(Raw records)
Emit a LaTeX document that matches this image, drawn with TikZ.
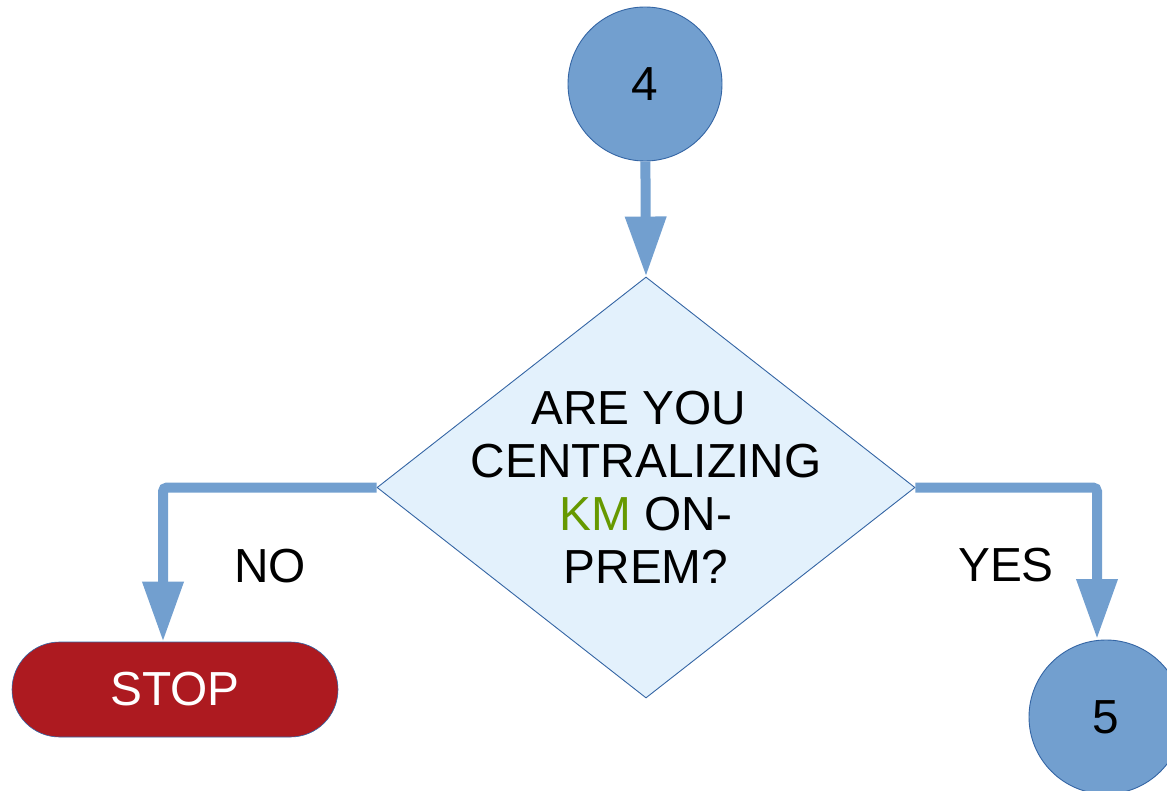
\documentclass[tikz,border=0pt]{standalone}
\usepackage{fontspec}
\setmainfont{Liberation Sans}
\usetikzlibrary{arrows.meta,shapes.geometric,shapes.misc}
\definecolor{skyblue}{HTML}{729FCF}
\definecolor{edgeblue}{HTML}{3465A4}
\definecolor{paleblue}{HTML}{E3F1FC}
\definecolor{stopred}{HTML}{AD1A20}
\definecolor{kmgreen}{HTML}{669900}
\tikzset{
  bigfont/.style={font=\fontsize{47.8}{53}\selectfont},
  circnode/.style={circle, fill=skyblue, draw=edgeblue, line width=0.9pt, minimum size=154pt, inner sep=0pt, bigfont},
  dianode/.style={diamond, fill=paleblue, draw=edgeblue, line width=0.9pt, minimum width=538pt, minimum height=421pt, inner sep=0pt},
  stopnode/.style={rounded rectangle, fill=stopred, draw=edgeblue, line width=0.6pt, minimum width=326pt, minimum height=95pt, inner sep=0pt, text=white, bigfont},
  conn/.style={draw=skyblue, line width=10pt, rounded corners=4pt, -{Triangle[width=39pt,length=60pt]}},
  lbl/.style={bigfont, inner sep=0pt}
}
\begin{document}
\begin{tikzpicture}[x=1pt,y=-1pt]
\useasboundingbox (0,0) rectangle (1167,791);
\node[circnode] (n4) at (645,84) {4};
\node[dianode, label={[bigfont, align=center, inner sep=0pt]center:ARE YOU\hspace*{0.3em}\\CENTRALIZING\\\textcolor{kmgreen}{KM} ON-\\PREM?}] (q) at (646,487.5) {};
\node[stopnode] (stop) at (175,689.5) {STOP};
\node[circnode] (n5) at (1106,717) {5};
\draw[conn] (n4) -- (q.north);
\draw[conn] (q.west) -| ([xshift=-12pt]stop.north);
\draw[conn] (q.east) -| ([xshift=-9pt,yshift=0.5pt]n5.north);
\node[lbl, anchor=base] (no) at (270,582) {NO};
\node[lbl, anchor=base] (yes) at (1006,581) {YES};
\end{tikzpicture}
\end{document}
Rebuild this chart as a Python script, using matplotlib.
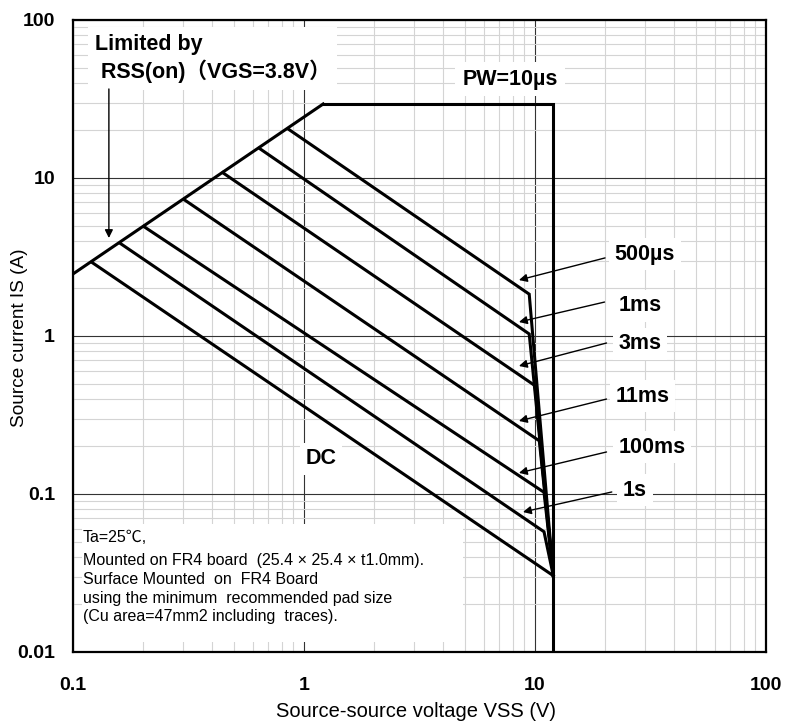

## Task to carry out
Go through the material above and copy each line that has the word "this".

## Result below
Emit a LaTeX document that matches this image, drawn with TikZ.
Rebuild this chart as a Python script, using matplotlib.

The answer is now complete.